“Con un’abile manovra parlamentare, Meloni è riuscita a trasformare il dibattito sugli aiuti all’Ucraina in un’occasione per ricompattare la maggioranza e sottolineare le divisioni nell’opposizione”. Le parole sono trascritte dalla prima pagina di un quotidiano – La Stampa – e firmate da un commentatore – Marcello Sorgi – che non possono essere in alcun modo sospettati di simpatie per la premier e per il suo governo di destra-centro. Sono invece voci stabilmente consonanti con il Quirinale di Sergio Mattarella.
L’apprezzamento – alla vigilia del “decreto Ucraina” approvato ieri sera dal Consiglio dei ministri – va quindi letto con riguardo a una sorta di “gioco di squadra” fra premier e presidente: una trama che sta emergendo in forme forse non imprevedibili, ma tutt’altro che scontate un mese fa.
Se le grandi manovre della politica interna risultano le più illuminate dai fari dei media nazionali (a cominciare dal “rapprochement” fra Meloni e terzo polo), merita certamente una sottolineatura anche la doppia sponda geopolitica sulla quale Mattarella e Meloni paiono camminare nella stessa direzione: quella degli sviluppi sul teatro di guerra ucraino, e nondimeno quella della difficile ricomposizione degli equilibri all’interno della Ue.
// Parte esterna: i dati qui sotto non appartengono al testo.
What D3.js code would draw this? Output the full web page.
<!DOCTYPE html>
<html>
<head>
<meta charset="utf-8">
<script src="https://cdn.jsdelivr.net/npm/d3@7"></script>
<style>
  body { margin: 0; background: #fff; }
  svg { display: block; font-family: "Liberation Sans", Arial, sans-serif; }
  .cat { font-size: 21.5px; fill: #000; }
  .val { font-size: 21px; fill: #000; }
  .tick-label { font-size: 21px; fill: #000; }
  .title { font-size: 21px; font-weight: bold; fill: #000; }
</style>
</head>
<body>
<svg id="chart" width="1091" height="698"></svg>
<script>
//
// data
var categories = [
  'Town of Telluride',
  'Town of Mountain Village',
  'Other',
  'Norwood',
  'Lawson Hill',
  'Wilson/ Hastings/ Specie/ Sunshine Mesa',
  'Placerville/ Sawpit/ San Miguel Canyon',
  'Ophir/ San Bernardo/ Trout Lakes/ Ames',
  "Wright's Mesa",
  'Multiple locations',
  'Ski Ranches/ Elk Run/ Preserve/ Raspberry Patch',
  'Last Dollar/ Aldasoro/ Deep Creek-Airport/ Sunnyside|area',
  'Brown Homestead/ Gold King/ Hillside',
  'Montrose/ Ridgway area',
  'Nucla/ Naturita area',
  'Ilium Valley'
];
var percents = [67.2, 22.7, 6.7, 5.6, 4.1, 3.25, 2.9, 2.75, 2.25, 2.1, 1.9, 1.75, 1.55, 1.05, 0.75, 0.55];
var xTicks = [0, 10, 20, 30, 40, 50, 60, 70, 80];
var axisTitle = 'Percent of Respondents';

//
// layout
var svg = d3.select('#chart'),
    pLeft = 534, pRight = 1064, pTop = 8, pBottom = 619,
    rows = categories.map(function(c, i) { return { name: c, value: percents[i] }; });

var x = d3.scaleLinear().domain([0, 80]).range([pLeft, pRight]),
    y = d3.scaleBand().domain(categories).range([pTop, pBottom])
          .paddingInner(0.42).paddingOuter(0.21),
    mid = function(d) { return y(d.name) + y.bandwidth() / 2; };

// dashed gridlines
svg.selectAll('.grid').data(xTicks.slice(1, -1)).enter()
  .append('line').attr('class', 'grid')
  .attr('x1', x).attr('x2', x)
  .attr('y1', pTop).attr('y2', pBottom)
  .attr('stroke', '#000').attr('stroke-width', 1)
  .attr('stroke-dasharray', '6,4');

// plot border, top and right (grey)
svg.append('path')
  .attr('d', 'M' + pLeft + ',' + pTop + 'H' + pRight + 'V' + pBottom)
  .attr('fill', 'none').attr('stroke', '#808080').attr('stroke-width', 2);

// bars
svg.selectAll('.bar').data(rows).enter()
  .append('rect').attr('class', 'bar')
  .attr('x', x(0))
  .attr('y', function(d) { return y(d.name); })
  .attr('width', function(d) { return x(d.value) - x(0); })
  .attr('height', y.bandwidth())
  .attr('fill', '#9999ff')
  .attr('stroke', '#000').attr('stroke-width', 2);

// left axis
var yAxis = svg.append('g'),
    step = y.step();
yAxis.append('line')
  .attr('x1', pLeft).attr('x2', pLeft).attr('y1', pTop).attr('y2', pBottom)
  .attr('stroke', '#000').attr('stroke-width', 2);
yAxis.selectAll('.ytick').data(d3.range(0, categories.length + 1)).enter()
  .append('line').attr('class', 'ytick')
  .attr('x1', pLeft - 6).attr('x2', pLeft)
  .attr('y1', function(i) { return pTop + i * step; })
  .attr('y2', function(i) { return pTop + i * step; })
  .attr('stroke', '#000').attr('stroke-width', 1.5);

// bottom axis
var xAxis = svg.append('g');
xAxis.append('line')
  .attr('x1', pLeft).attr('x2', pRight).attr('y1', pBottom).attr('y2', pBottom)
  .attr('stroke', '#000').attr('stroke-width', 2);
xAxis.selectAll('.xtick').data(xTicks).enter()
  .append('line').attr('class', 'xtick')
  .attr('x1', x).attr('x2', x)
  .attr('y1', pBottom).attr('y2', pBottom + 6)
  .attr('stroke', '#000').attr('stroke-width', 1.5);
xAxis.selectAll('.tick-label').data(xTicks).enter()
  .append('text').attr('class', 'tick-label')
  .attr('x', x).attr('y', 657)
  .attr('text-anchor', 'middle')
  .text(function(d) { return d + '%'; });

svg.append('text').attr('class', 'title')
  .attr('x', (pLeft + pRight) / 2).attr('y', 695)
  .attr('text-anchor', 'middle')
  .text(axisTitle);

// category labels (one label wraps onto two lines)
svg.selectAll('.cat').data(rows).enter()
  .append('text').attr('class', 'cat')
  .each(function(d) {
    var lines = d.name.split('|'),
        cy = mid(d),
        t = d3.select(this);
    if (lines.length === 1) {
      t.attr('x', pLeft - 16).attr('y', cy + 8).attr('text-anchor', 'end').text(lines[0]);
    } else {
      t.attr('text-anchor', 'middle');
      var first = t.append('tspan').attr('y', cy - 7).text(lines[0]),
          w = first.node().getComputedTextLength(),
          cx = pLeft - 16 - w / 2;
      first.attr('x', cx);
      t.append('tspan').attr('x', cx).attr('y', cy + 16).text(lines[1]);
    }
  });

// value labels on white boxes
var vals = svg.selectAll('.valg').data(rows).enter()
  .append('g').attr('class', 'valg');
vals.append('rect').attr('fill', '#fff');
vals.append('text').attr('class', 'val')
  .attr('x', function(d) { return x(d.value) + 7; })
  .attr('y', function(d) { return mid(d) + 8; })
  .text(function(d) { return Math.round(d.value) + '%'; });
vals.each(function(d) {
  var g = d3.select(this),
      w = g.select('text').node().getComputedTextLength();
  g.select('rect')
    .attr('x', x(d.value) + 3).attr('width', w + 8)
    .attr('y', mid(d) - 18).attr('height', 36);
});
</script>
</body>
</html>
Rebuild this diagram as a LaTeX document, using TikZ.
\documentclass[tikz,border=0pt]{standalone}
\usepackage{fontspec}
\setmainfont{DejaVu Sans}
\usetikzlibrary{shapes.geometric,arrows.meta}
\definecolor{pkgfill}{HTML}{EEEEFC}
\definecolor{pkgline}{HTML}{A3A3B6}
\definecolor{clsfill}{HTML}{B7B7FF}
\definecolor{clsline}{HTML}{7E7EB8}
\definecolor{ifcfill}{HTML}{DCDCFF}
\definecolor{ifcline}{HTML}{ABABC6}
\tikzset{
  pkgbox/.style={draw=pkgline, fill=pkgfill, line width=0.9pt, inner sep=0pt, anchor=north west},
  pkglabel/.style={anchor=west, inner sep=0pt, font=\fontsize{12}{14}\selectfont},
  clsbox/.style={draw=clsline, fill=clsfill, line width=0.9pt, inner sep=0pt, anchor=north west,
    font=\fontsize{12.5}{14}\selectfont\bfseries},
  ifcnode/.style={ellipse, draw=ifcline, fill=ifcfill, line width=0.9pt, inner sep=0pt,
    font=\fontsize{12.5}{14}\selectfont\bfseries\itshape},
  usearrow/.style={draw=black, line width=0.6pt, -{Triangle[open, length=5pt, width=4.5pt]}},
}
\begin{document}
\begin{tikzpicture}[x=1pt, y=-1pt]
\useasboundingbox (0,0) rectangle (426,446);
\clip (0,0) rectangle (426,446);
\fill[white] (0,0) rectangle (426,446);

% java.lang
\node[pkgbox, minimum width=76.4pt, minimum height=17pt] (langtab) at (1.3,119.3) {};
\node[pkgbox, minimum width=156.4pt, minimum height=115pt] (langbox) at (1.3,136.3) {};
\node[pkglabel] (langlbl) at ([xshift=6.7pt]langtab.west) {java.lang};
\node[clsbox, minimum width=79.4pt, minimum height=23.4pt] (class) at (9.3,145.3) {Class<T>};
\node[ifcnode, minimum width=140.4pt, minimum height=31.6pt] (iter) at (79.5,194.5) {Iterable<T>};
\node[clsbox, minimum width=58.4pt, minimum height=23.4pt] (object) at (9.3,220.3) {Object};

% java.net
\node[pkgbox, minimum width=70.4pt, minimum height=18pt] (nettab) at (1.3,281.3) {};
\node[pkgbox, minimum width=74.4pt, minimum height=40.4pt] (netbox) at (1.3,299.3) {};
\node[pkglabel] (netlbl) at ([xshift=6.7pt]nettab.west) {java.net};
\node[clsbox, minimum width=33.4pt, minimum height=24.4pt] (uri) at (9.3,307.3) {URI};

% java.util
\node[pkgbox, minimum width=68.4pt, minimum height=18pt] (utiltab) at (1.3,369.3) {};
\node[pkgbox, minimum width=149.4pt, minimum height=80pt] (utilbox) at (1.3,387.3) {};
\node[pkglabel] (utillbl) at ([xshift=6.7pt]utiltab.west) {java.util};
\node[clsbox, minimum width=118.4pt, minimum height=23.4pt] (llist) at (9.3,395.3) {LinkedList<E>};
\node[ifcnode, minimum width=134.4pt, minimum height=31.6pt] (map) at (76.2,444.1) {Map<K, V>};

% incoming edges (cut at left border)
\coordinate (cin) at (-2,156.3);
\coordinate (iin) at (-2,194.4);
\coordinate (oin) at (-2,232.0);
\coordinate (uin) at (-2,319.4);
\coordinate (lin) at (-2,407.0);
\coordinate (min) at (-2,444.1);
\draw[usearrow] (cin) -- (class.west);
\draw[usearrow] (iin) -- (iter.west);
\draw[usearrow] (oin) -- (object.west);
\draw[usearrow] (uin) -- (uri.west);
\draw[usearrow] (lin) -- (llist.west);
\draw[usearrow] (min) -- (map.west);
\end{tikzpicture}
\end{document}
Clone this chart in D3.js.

Il primo “decreto armi” del governo Meloni ha visto la luce nelle stesse ore in cui il presidente francese Emmanuel Macron ha assunto una doppia iniziativa: una protesta contro gli Usa di Joe Biden (che sussidierebbero le loro imprese per profittare della crisi ucraina che la Ue sta pesantemente subendo); ma soprattutto il nuovo tentativo di riaprire – dall’Europa – il tavolo negoziale fra Mosca e Kiev per de-escalare il conflitto prima dell’inverno. Una scommessa con apparenti chance di riuscita, se è vero che un super-summit fra Biden e Macron sarebbe già in agenda per il 13 dicembre a Parigi.
Si è trattato comunque di una sortita impegnativa per il “semipresidenziale” Macron: il quale, a differenza della premier “parlamentare” Meloni, non ha una maggioranza all’Assemblea nazionale e deve quindi uscire allo scoperto sullo scacchiere internazionale per legittimare una leadership debole all’interno.
È stato così, del resto, anche in occasione dell’incidente Ocean Viking: enfatizzato all’eccesso dai media italiani e francesi, ma in realtà ricomposto più in fretta del prevedibile fra Palazzo Chigi (e il Quirinale) e l’Eliseo, entrambi alle prese più con turbolenze politiche domestiche che con incolmabili divergenze bilaterali sulla crisi migratoria.
È stato in quel frangente che il tandem di pura “governance” istituzionale fra Mattarella e Meloni ha cominciato ad operare, in parte lungo una traccia profonda di continuità con l’esecutivo Draghi. La lealtà italiana verso gli Usa è stata ribadita dalla nuova premier – e riconosciuta dal presidente americano – all’ultimo G20 di Bali (divenuto anche G7 d’emergenza per il missile-Ufo sconfinato in Polonia). Il decreto-armi conferma ora che l’Italia è a fianco dell’Ucraina, in totale sintonia con la Nato, nonché in perfetta aderenza con gli impegni elettorali di Meloni.
Il passaggio parlamentare ha d’altronde consentito alla premier di aggiungere il perseguimento di altri obiettivi: non solo “ricompattare la maggioranza” in un passaggio che fin dalla nascita del governo era stato indicato come primo test insidioso; ma farlo ribadendo la linea netta di politica estera che è risultata decisiva per il successo elettorale di FdI e della sua leader.
La “deviazione” presso le Camere (certamente frutto della “moral suasion” del Quirinale) ha peraltro guadagnato a Meloni un ulteriore “valore aggiunto” politico: non solo l’appoggio bipartisan di Pd e terzo polo (non più a Draghi, ma a Meloni), ma anche l’emergere netto dell’opposizione M5s. Sul versante esterno ha infatti segnalato che anche in Italia (come in Francia e Germania) l’opinione pubblica non è compatta sulla “guerra a oltranza” contro Putin. È la premessa dell’iniziativa di Macron (Biden): che – se avrà sviluppi – Palazzo Chigi difficilmente avrà adesso esitazioni o problemi a seguire in chiave “geopolitica” (e “istituzionale” all’interno). Non da ultimo: il “no antagonista” ai nuovi aiuti militari all’Ucraina è giunto da “Giuseppi” Conte: il premier del ribaltone italiano del 2019, incoronato da Donald Trump, poi battuto da Biden.